La Jornada Semanal, 15 de agosto de 1999
La publicación de los
documentos del 68 que guardó el secretario de la Defensa de Gustavo
Díaz Ordaz, Marcelino García Barragán, confirman la idea aproximada
que muchos testigos del Movimiento han sostenido: las autoridades
libraron una guerra contra un enemigo desarmado que ellas mismas
produjeron a base de macanazos, detenciones y toma de escuelas. Lo que
asusta es que hoy tenemos evidencia documental de que, desde el 29 de
julio de 1968, los gobernantes estaban en guerra, mientras los
``enemigos'' se pensaban como ciudadanos en defensa de la
Constitución. No hay, entonces, un crescendo de la violencia en
la mente de los militares y de quienes les daban las órdenes,
ajustados a los hechos de una resistencia que, por lo que escribe
Monsiváis, sabemos que no decayó de julio a octubre. No había, pues,
una relación entre la represión y la organización del Movimiento. Todo
lo contrario: desde el inicio, a finales de julio, ``desalojar a los
alborotadores potenciales'' es eso mismo: la producción de un enemigo
que se percibe como latente, oculto, agazapado en su propia
inactividad. Si estamos de acuerdo en que el 68 no es producto de los
complejos del Presidente porque era feo (aceptarlo significaría que
las designaciones del PRI se hicieran dentro del certamen Señorita
México para evitar masacres posteriores), ni la decisión solitaria de
dos funcionarios menores que engañaron al presidente, a todo el
ejército, la Secretaría de Gobernación y el Estado Mayor Presidencial,
la pregunta es: ¿qué llevó al PRI, al ejército, la policía y al
gabinete de Díaz Ordaz a compartir una profecía autocumplida de
matarlos-a-todos-para-salvarlos-de-lo-que-puedan-hacernos?
En general, toda
teoría de la conspiración es siempre más texto y menos contexto. Es
una forma de narrativa política en donde la especulación llena el
vacío de información y acaba por sustituir a los hechos.
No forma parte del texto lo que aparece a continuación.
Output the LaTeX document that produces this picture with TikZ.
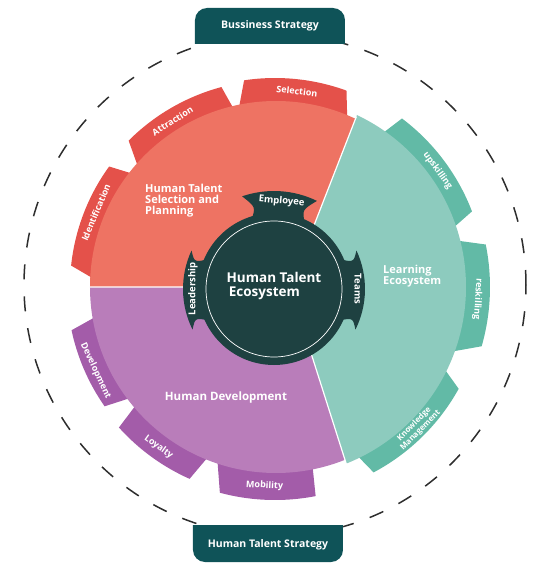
\documentclass[tikz,border=0pt]{standalone}
\usepackage{fontspec}
\setmainfont{Open Sans}
\definecolor{redmain}{HTML}{EE7363}
\definecolor{redtab}{HTML}{E4514A}
\definecolor{tealmain}{HTML}{8DCBBE}
\definecolor{tealtab}{HTML}{62BAA6}
\definecolor{purmain}{HTML}{B97DBA}
\definecolor{purtab}{HTML}{A35CA9}
\definecolor{hubdark}{HTML}{1E4141}
\definecolor{boxdark}{HTML}{0F5358}
\definecolor{dashcol}{HTML}{2E2E2E}
% gear tooth: colour, base angle 1, top angle 1, top angle 2, base angle 2, outer radius
\newcommand\gearTab[6]{%
  \fill[#1] (#2:178) -- (#3:#6) arc[start angle=#3, end angle=#4, radius=#6]
    -- (#5:178) arc[start angle=#5, end angle=#2, radius=178] -- cycle;}
% hub tooth: low angle, high angle, outer radius
\newcommand\hubTab[3]{%
  \fill[hubdark] (#2:72) .. controls (#2-6:84) .. (#2+0.5:#3)
    arc[start angle=#2+0.5, end angle=#1-0.5, radius=#3]
    .. controls (#1+6:84) .. (#1:72) -- cycle;}
\begin{document}
\begin{tikzpicture}[x=1pt,y=1pt,
  tablab/.style={text=white,font=\fontsize{9}{9}\selectfont\bfseries,inner sep=0pt,align=center},
  seglab/.style={text=white,font=\fontsize{11}{11}\selectfont\bfseries,inner sep=0pt,align=left},
  hublab/.style={text=white,font=\fontsize{9.5}{9.5}\selectfont\bfseries,inner sep=0pt},
  boxlab/.style={text=white,font=\fontsize{10.5}{10.5}\selectfont\bfseries,inner sep=0pt}]
\useasboundingbox (-275,-276) rectangle (265,287);

% dashed outer circle
\draw[dashcol, line width=1.5pt, dash pattern=on 15pt off 17pt] (0,2) circle[radius=251];

% gear teeth (drawn below the discs)
\gearTab{redtab}{66}{70}{98.5}{102}{209}
\gearTab{redtab}{102.6}{105}{135}{139.5}{207}
\gearTab{redtab}{141}{144}{174}{178}{205}
\gearTab{tealtab}{17}{21}{53}{56}{211}
\gearTab{tealtab}{-22}{-16}{11.4}{15.6}{215}
\gearTab{tealtab}{-65}{-62}{-29}{-24}{210}
\gearTab{purtab}{189}{192}{215}{218}{208}
\gearTab{purtab}{220}{222}{246}{249}{210}
\gearTab{purtab}{251}{255}{281}{282}{213}

% three segments of the disc
\begin{scope}
  \clip (15,0) -- (160.1,372.7) -- (-400,400) -- (-400,0) -- cycle;
  \fill[redmain] (1,0) circle[radius=186];
\end{scope}
\begin{scope}
  \clip (15,0) -- (-400,0) -- (-400,-400) -- (136.6,-381.1) -- cycle;
  \fill[purmain] (1,0) circle[radius=186];
\end{scope}
\begin{scope}
  \clip (15,0) -- (136.6,-381.1) -- (400,-400) -- (400,400) -- (160.1,372.7) -- cycle;
  \fill[tealmain] (1,0) circle[radius=190];
\end{scope}
\coordinate (P) at (15,0);
\coordinate (RT) at (81.4,170.5);
\coordinate (TP) at (72.9,-182);
\coordinate (RP) at (-186,0);
\draw[white, line width=1.2pt] (P) -- (RT) (P) -- (TP) (P) -- (RP);

% tooth labels
\node[tablab, rotate=-6.4] (sel) at (83.6:197) {Selection};
\node[tablab, rotate=31.7] (att) at (121.7:195) {Attraction};
\node[tablab, rotate=67.4] (ide) at (157.4:194) {Identification};
\node[tablab, rotate=-54.4] (ups) at (35.6:200) {upskilling};
\node[tablab, rotate=-93.4] (res) at (-3.4:203) {reskilling};
\node[tablab, rotate=45.4, font=\fontsize{8}{7.5}\selectfont\bfseries] (kno) at (-44.6:200) {Knowledge\\Management};
\node[tablab, rotate=-3] (mob) at (267:199) {Mobility};
\node[tablab, rotate=-36] (loy) at (234:198) {Loyalty};
\node[tablab, rotate=-65] (dev) at (205:198) {Development};

% segment labels
\node[seglab, anchor=north west] (htsp) at (-130,103) {Human Talent\\Selection and\\Planning};
\node[seglab, anchor=north west, font=\fontsize{11}{10.5}\selectfont\bfseries] (lec) at (108,22) {Learning\\Ecosystem};
\node[seglab, font=\fontsize{11.5}{11.5}\selectfont\bfseries] (hdv) at (-49,-111) {Human Development};

% central hub
\begin{scope}[shift={(-1,-2)}]
  \fill[hubdark] (0,0) circle[radius=76];
  \hubTab{64.5}{108.5}{98}
  \hubTab{-26}{24.5}{91}
  \hubTab{155.5}{206}{91}
  \draw[white, line width=0.7pt] (0,0) circle[radius=68];
  \node[hublab, rotate=-5] (emp) at (85:88) {Employee};
  \node[hublab, rotate=-90] (tea) at (0:84) {Teams};
  \node[hublab, rotate=90] (lea) at (180:81) {Leadership};
  \node[text=white, font=\fontsize{13.5}{13.5}\selectfont\bfseries, align=left, inner sep=0pt] (hte) at (0,3) {Human Talent\\\,Ecosystem};
\end{scope}

% strategy boxes
\fill[boxdark] (-80,243) -- (-80,267) arc[start angle=180, end angle=90, radius=12]
  -- (58,279) arc[start angle=90, end angle=0, radius=12] -- (70,243) -- cycle;
\node[boxlab] (bus) at (-5,261) {Bussiness Strategy};
\fill[boxdark] (-82,-238) -- (68,-238) -- (68,-263) arc[start angle=0, end angle=-90, radius=12]
  -- (-70,-275) arc[start angle=-90, end angle=-180, radius=12] -- cycle;
\node[boxlab] (hts) at (-7,-258) {Human Talent Strategy};
\end{tikzpicture}
\end{document}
Se especula
con muy pocos datos y se deducen intenciones y motivos a partir de una
creencia que preexiste a todo, en un proceso en el que cada evento
específico es reformulado en términos cada vez más abstractos,
desligándolo de su contexto hasta convertirlo en constatación de una
historia que depende de sus propios rasgos para evaluar su
autoridad. Lo definible de la teoría conspirativa es el peso tan alto
que le otorga a los agentes políticos, a sus intenciones ocultas y a
la sobrevaloración de su capacidad de acción. Así, para las
autoridades del 68 el ``comunismo internacional'' es un relato
autorreferencial en el que no interviene la casualidad. Monsiváis
transcribe esta certeza de las memorias del general Gutiérrez Oropeza,
Jefe del Estado Mayor en 1968: ``la izquierda radical recibió órdenes
precisas del comunismo internacional de aprovechar los preparativos de
la Olimpiada para desarrollar la parte que en la Revolución Mundial le
estaba asignada. Díaz Ordaz no tuvo más opción que emplear la fuerza
para contener la violencia en que nos querían envolver''. Así que
puede decirse que lo preocupante del régimen diazordacista no es tanto
que desconociera a su sociedad, sino que lo que creía saber sobre ella
estaba mal.
Pero cualquier teoría de la conjura es resultado de un proceso de exclusión que se desata tras un profundo aislamiento: al tratar de explicar esa exclusión es que surgen los enemigos ocultos. Al leer los documentos de García Barragán y los textos de Julio Scherer y Monsiváis, lo que queda claro es que ese sentimiento de exclusión se construyó en los regímenes de Ruiz Cortines y López Mateos frente a la insurgencia sindical. Que la Revolución Mexicana se aisló a tal grado de su sociedad, que terminó por reventar todo vínculo factible. Lo único que podía mantener unido al Estado priísta en el 68 era la conjura como prueba de adhesión que servía también como una conversión, no sólo de los hechos, sino de las creencias de la jerarquía del poder político, económico, militar, espiritual y de los medios hacia una sola consigna: matar a los estudiantes antes de que siquiera sepan que van a provocar su propia muerte. Y quizás ahí, en ese aislamiento del Estado, se centre el carácter honorífico que tiene el 68 entre las tragedias mexicanas: unos jóvenes protestan porque fueron golpeados y el que los golpeó los masacra por protestar. Y, del otro lado: los agitadores con los que acabé en una operación que involucró al Estado Mayor y al ejército eran unos jóvenes que no tenían las intenciones que les atribuimos desde Palacio Nacional. Acaso la parte de la memoria que falta (y que incomoda) es que los verdugos reconozcan que triunfaron en una guerra que nunca existió.